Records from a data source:

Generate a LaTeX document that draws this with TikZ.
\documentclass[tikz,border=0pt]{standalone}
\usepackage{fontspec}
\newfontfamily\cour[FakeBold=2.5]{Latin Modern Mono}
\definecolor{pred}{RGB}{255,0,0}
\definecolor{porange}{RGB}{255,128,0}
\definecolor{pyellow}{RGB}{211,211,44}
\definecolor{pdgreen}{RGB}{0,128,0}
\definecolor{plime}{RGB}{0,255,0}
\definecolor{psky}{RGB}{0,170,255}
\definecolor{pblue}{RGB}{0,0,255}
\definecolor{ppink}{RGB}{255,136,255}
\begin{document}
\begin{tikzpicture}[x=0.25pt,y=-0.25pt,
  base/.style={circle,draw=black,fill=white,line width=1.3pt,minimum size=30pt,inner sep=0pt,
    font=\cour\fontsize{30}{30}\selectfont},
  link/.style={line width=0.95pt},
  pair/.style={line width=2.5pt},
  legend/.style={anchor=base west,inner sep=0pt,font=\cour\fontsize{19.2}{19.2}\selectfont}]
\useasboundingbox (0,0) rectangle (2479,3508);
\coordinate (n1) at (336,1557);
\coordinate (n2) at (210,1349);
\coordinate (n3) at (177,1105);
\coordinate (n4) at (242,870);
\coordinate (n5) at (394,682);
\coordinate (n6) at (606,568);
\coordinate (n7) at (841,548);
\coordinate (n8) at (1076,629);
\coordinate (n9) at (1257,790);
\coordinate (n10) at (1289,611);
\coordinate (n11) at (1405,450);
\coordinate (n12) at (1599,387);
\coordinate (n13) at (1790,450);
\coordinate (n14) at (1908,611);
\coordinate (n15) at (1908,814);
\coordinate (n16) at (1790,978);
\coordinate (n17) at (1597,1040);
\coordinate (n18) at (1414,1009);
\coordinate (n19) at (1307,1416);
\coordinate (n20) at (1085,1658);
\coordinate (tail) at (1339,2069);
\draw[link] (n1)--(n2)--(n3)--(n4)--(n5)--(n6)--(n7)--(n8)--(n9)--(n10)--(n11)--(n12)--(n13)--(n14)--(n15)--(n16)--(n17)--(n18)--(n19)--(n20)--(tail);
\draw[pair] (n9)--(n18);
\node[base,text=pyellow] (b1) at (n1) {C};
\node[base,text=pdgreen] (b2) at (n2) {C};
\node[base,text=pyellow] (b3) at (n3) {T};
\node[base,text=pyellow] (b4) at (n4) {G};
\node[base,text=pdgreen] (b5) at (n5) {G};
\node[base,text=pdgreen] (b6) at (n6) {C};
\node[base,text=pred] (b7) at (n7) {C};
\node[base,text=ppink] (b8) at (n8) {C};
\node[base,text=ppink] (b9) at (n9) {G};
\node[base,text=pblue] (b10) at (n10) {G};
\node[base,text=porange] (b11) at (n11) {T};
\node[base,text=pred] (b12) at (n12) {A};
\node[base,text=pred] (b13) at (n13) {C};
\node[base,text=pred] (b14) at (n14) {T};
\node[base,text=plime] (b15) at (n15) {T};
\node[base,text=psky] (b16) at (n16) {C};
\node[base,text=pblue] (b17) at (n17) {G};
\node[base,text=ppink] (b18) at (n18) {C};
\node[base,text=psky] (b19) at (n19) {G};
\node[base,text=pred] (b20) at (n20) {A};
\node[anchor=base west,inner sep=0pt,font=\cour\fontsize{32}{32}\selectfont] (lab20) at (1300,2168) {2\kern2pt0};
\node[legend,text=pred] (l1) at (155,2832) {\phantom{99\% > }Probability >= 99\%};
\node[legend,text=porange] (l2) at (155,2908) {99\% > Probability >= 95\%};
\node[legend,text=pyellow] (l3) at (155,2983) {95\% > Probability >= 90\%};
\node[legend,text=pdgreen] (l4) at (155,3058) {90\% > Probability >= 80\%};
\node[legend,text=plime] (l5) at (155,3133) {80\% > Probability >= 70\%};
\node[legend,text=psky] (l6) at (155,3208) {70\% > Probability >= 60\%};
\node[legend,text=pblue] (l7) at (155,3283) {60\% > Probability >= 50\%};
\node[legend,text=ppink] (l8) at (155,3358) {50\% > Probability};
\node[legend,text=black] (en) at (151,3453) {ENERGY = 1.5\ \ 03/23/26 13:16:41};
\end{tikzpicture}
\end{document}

* * *

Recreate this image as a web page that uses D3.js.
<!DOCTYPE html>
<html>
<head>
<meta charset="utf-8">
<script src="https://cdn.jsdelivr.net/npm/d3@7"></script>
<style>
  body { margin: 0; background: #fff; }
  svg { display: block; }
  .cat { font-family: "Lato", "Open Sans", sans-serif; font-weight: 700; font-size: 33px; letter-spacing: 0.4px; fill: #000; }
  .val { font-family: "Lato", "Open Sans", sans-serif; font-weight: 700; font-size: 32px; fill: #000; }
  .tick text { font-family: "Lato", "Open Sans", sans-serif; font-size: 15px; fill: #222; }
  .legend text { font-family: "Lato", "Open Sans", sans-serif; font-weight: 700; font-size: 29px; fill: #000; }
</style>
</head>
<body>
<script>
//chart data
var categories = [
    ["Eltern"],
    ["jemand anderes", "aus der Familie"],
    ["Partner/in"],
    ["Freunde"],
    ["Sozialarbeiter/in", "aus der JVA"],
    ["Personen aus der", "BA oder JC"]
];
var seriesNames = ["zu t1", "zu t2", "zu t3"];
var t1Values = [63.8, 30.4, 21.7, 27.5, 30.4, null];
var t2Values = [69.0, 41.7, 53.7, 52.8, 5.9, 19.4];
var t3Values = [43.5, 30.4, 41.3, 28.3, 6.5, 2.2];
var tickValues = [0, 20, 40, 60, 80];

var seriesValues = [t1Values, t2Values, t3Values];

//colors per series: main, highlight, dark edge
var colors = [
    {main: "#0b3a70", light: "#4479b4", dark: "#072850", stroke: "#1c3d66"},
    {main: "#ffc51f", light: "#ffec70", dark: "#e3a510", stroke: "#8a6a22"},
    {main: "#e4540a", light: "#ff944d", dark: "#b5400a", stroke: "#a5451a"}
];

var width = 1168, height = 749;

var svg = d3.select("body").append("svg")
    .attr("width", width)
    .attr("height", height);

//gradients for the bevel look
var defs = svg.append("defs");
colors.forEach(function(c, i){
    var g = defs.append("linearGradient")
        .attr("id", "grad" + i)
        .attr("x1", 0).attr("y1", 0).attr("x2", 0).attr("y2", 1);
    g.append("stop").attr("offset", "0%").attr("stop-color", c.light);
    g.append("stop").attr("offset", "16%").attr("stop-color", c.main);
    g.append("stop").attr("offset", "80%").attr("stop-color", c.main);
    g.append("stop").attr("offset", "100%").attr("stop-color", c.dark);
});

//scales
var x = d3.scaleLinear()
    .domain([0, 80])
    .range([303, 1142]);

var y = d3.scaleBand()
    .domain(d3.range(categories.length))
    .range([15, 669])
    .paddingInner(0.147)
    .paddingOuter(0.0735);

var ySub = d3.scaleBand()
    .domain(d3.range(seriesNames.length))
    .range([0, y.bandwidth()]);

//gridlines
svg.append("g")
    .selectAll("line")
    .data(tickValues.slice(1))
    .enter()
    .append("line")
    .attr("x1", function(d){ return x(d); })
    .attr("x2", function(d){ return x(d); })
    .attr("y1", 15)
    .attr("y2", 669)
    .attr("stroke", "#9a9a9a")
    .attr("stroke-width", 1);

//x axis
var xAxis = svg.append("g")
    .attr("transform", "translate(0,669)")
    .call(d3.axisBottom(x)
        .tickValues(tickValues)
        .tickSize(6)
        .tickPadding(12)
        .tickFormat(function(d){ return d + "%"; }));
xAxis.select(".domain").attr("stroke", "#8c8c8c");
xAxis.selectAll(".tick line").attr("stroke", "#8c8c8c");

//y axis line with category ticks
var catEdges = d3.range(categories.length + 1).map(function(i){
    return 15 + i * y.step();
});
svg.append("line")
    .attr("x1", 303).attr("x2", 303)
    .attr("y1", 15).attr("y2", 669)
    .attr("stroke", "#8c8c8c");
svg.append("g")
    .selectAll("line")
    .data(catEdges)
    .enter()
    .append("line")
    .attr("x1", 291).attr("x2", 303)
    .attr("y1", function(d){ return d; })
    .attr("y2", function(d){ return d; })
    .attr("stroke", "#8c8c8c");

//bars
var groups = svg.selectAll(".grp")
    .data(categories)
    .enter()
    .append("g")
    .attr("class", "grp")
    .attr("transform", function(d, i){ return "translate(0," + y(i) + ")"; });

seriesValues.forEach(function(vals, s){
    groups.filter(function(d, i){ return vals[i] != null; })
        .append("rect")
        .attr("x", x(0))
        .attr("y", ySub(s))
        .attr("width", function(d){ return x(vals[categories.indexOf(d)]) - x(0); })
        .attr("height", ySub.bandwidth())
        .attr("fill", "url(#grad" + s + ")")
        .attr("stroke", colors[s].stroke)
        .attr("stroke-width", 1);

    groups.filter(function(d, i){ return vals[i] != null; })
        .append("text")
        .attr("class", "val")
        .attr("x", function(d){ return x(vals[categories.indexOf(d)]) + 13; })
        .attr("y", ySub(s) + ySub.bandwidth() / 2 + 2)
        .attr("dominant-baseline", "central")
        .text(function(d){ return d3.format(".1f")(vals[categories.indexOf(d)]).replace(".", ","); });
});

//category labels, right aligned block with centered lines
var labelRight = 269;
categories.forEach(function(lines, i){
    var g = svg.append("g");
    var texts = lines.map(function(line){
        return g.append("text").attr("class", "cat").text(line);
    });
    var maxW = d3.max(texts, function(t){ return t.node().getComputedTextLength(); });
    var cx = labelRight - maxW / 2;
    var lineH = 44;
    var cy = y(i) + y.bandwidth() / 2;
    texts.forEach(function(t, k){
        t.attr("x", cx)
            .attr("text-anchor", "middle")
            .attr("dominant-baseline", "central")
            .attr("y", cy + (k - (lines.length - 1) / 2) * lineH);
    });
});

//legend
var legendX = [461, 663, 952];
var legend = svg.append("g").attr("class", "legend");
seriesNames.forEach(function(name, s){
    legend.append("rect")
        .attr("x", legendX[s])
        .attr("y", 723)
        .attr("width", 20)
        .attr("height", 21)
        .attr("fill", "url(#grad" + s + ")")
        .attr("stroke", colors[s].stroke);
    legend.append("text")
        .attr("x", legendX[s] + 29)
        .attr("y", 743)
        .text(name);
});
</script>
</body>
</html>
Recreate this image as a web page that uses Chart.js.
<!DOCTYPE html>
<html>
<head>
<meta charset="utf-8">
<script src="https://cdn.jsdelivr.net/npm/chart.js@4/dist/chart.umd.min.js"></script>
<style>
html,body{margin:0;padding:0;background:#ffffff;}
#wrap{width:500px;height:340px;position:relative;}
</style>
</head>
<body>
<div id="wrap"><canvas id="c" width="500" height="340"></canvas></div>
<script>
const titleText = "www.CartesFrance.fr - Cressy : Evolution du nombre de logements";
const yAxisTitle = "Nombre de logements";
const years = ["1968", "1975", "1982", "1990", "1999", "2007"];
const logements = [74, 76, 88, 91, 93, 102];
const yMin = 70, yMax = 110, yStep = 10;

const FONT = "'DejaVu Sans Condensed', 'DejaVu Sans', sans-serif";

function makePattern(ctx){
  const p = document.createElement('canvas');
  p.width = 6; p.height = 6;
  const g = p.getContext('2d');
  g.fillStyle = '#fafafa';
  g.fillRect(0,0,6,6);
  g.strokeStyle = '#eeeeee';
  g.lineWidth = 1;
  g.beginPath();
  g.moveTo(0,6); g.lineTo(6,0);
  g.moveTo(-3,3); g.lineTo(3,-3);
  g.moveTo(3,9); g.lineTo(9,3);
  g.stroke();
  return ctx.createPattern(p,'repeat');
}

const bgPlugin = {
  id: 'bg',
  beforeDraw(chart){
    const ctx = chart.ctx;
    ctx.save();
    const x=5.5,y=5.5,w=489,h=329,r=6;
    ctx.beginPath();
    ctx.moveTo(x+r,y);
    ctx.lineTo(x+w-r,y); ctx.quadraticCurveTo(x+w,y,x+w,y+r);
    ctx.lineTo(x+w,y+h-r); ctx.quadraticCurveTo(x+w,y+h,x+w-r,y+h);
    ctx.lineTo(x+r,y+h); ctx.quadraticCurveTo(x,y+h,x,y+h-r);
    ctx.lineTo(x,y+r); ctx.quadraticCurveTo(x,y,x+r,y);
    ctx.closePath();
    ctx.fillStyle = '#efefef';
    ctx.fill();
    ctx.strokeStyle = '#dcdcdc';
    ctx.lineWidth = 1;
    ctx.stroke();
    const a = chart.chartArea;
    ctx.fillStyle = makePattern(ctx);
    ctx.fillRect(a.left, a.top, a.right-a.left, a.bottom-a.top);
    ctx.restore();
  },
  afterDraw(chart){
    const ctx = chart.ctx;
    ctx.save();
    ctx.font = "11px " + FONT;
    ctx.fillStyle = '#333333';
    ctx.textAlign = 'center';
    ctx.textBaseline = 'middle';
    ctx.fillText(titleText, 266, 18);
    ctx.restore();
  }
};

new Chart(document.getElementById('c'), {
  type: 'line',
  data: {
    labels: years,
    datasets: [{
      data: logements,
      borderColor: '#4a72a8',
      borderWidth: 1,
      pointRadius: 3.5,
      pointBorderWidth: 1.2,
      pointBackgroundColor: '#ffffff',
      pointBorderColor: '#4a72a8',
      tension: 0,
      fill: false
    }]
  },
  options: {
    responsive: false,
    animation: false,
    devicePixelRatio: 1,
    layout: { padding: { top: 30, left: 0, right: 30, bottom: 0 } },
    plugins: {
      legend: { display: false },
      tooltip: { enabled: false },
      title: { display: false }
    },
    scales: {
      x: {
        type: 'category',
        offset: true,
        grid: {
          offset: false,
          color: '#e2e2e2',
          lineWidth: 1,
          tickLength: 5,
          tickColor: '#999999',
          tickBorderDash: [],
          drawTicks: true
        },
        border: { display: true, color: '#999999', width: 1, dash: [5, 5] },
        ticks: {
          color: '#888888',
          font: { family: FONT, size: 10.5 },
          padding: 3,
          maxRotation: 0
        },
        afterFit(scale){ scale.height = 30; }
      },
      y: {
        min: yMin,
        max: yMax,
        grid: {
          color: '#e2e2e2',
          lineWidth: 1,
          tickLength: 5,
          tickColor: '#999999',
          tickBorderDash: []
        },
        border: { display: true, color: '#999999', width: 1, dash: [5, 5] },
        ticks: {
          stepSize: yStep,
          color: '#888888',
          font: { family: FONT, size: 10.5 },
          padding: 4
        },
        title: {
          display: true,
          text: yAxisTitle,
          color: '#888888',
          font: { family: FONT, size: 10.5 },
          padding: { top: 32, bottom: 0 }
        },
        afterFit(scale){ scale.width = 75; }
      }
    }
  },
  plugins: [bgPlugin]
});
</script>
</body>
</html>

Goal of the exercise. Locate all lines holding the word "this", then copy them out.

Answer to the task.
Generate a LaTeX document that draws this with TikZ.
Recreate this image as a web page that uses D3.js.
Recreate this image as a web page that uses Chart.js.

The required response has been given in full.